Closing the Skills Gap, One Graduate at a Time
Kentucky’s targeted investments in workforce-aligned programs are paying dividends. Over the past decade, the state has prioritized funding for degrees in high-demand fields like nursing, engineering, and advanced manufacturing. Community colleges have expanded short-term credential programs tailored to regional employers, such as electric vehicle battery production and logistics.
This strategy is shrinking the skills gap. Employers in growing industries now report easier recruitment of qualified workers, while graduates of these programs see faster job placement. Take Paducah’s West Kentucky Community and Technical College: its maritime training program, developed with input from inland waterway companies, boasts a 92% graduate employment rate within six months.
The report also highlights “hidden” economic benefits. For instance, counties with a public college or university consistently show lower poverty rates and higher homeownership levels. Educated populations attract new businesses—a point emphasized by economic development officials who credit Northern Kentucky University’s tech programs for helping land a major data center investment in 2022.
Beyond Dollars: The Social ROI
While the financial returns are impressive, the study underscores broader societal gains. Kentucky’s focus on affordability—through programs like the College Access Program (CAP) grants and dual-credit courses for high schoolers—is increasing accessibility. First-generation students now make up 42% of public university enrollments, up from 31% in 2010.
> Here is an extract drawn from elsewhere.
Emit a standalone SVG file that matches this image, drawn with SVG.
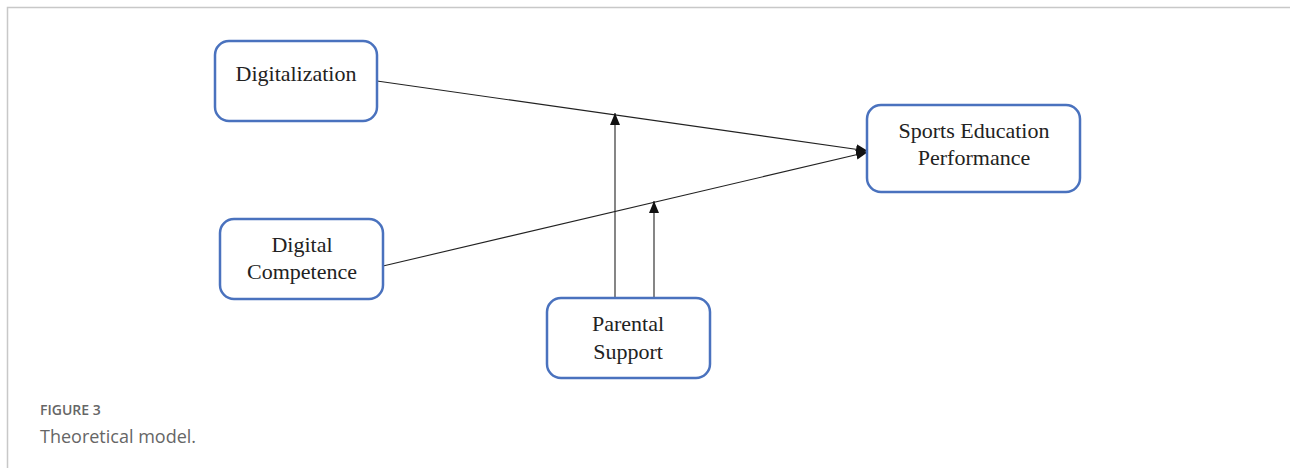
<svg xmlns="http://www.w3.org/2000/svg" width="1290" height="468" viewBox="0 0 1290 468">
<style>
.box{fill:#fff;stroke:#4a72be;stroke-width:2.5}
.lbl{font-family:"Liberation Serif","Times New Roman",serif;font-size:22px;fill:#222;text-anchor:middle}
.edge{stroke:#222;stroke-width:1.1;fill:none}
.cap1{font-family:"Open Sans","Lato",sans-serif;font-size:14px;font-weight:600;fill:#666}
.cap2{font-family:"Open Sans","Lato",sans-serif;font-size:18px;fill:#666}
</style>
<defs>
<marker id="arr" viewBox="0 0 12 10" refX="12" refY="5" markerWidth="12" markerHeight="10" markerUnits="userSpaceOnUse" orient="auto">
<path d="M0,0 L12,5 L0,10 z" fill="#111"/>
</marker>
</defs>
<rect width="1290" height="468" fill="#fff"/>
<path d="M7.5,468 V7.5 H1290" fill="none" stroke="#c8c8c8" stroke-width="1.5"/>
<g id="connectors">
<line class="edge" x1="377" y1="81" x2="868" y2="151" marker-end="url(#arr)"/>
<line class="edge" x1="383" y1="266" x2="868" y2="152" marker-end="url(#arr)"/>
<line class="edge" x1="615" y1="298" x2="615" y2="113" marker-end="url(#arr)"/>
<line class="edge" x1="654" y1="298" x2="654" y2="201" marker-end="url(#arr)"/>
</g>
<g id="digitalization">
<rect class="box" x="215" y="41" width="162" height="80" rx="14"/>
<text class="lbl" x="296" y="81">Digitalization</text>
</g>
<g id="sports-education-performance">
<rect class="box" x="867" y="105" width="213" height="87" rx="14"/>
<text class="lbl" x="974" y="138">Sports Education</text>
<text class="lbl" x="974" y="165">Performance</text>
</g>
<g id="digital-competence">
<rect class="box" x="220" y="219" width="163" height="80" rx="14"/>
<text class="lbl" x="302" y="252">Digital</text>
<text class="lbl" x="302" y="279">Competence</text>
</g>
<g id="parental-support">
<rect class="box" x="547" y="298" width="163" height="80" rx="14"/>
<text class="lbl" x="628" y="331">Parental</text>
<text class="lbl" x="628" y="359">Support</text>
</g>
<text class="cap1" x="40" y="415">FIGURE 3</text>
<text class="cap2" x="40" y="443">Theoretical model.</text>
</svg>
This upward mobility has generational impacts. Children of college graduates are more likely to pursue higher education themselves, creating a cycle of economic resilience. The report also notes improved public health outcomes in regions with higher college attainment rates, including lower smoking rates and longer life expectancies.
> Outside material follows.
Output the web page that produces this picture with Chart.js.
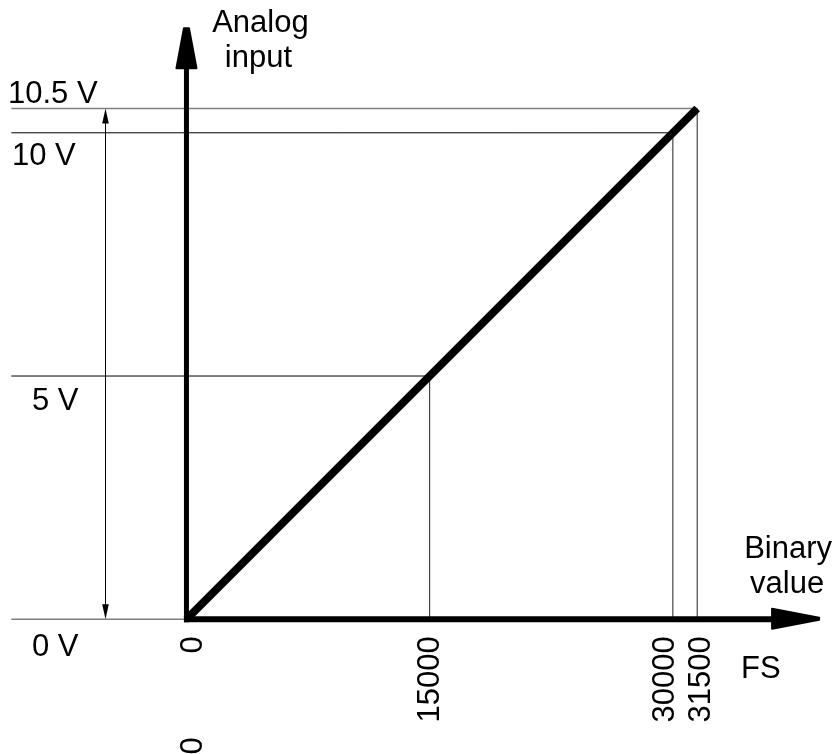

Challenges and the Road Ahead
Despite these wins, Kentucky faces hurdles. Rural areas still lag in college enrollment, and student debt remains a concern. The report advises doubling down on strategies that work: expanding need-based aid, partnering with K-12 schools to improve college readiness, and leveraging federal grants for infrastructure upgrades at aging campuses.
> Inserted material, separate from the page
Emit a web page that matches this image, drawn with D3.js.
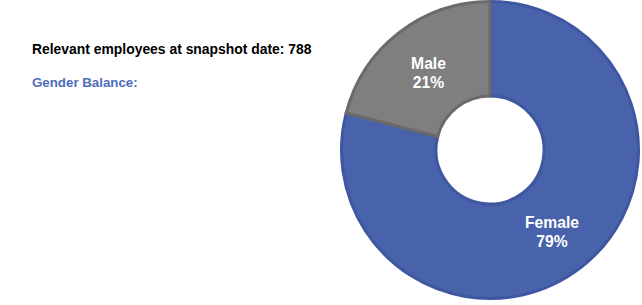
<!DOCTYPE html>
<html><head><meta charset="utf-8">
<script src="https://cdn.jsdelivr.net/npm/d3@7"></script>
<style>body{margin:0;background:#fff}svg{display:block}text{font-family:"Liberation Sans",Arial,sans-serif;font-weight:bold}</style>
</head><body>
<svg id="c" width="642" height="305"></svg>
<script>
const categories = ["Female", "Male"];
const values = [79, 21];
const labels = ["79%", "21%"];
const colors = ["#4862AB", "#7F7F7F"];
const strokes = ["#3E57A0", "#6A6A6A"];
const svg = d3.select("#c");
svg.append("text").attr("x", 32).attr("y", 54).attr("font-size", 13.9).attr("fill", "#000")
  .text("Relevant employees at snapshot date: 788");
svg.append("text").attr("x", 32).attr("y", 87).attr("font-size", 13.3).attr("fill", "#4F6DBA")
  .text("Gender Balance:");
const cx = 490, cy = 150, R = 148.5, r = 54;
const pie = d3.pie().sort(null).value(d => d)(values);
const arc = d3.arc().innerRadius(r).outerRadius(R);
const g = svg.append("g").attr("transform", `translate(${cx},${cy})`);
g.selectAll("path").data(pie).join("path").attr("d", arc)
  .attr("fill", (d, i) => colors[i]).attr("stroke", (d, i) => strokes[i]).attr("stroke-width", 3);
const lab = [[62, 78], [-61.5, -81]];
pie.forEach((d, i) => {
  const t = g.append("text").attr("text-anchor", "middle").attr("fill", "#fff").attr("font-size", 15.7)
    .attr("transform", `translate(${lab[i][0]},${lab[i][1]})`);
  t.append("tspan").attr("x", 0).attr("y", 0).text(categories[i]);
  t.append("tspan").attr("x", 0).attr("y", 18.5).text(labels[i]);
});
</script>
</body></html>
Critics argue that taxpayer-funded universities should be held more accountable for graduation rates. The study counters this by highlighting Kentucky’s performance-based funding model, which since 2017 has tied a portion of university budgets to metrics like degree completion and graduate earnings. Institutions that adapt to labor market needs—like Morehead State’s new cybersecurity hub—receive bonus funding, creating incentives for innovation.
A Model for Other States?
Kentucky’s experience challenges the narrative that higher education funding is a budgetary burden. By treating colleges as public infrastructure—akin to roads or broadband—the state is nurturing a talent pipeline that keeps businesses competitive. Other states taking note might consider:
– Long-term tracking of how graduates fare in the workforce (Kentucky’s Council on Postsecondary Education has done this since 2016).
– Employer partnerships to ensure programs align with evolving industry needs.
– Flexible pathways, including apprenticeships and online degrees, for non-traditional students.
As automation reshapes jobs and global competition intensifies, Kentucky’s bet on education positions it to adapt. The lesson? Investing in human capital isn’t just about diplomas—it’s about building communities where prosperity becomes self-sustaining. For policymakers elsewhere, this report offers a playbook: fund education strategically, demand accountability, and watch the economy grow.
In an era of tight budgets and polarized politics, Kentucky’s story is a reminder that some investments transcend partisan divides. When states educate their people, everyone profits.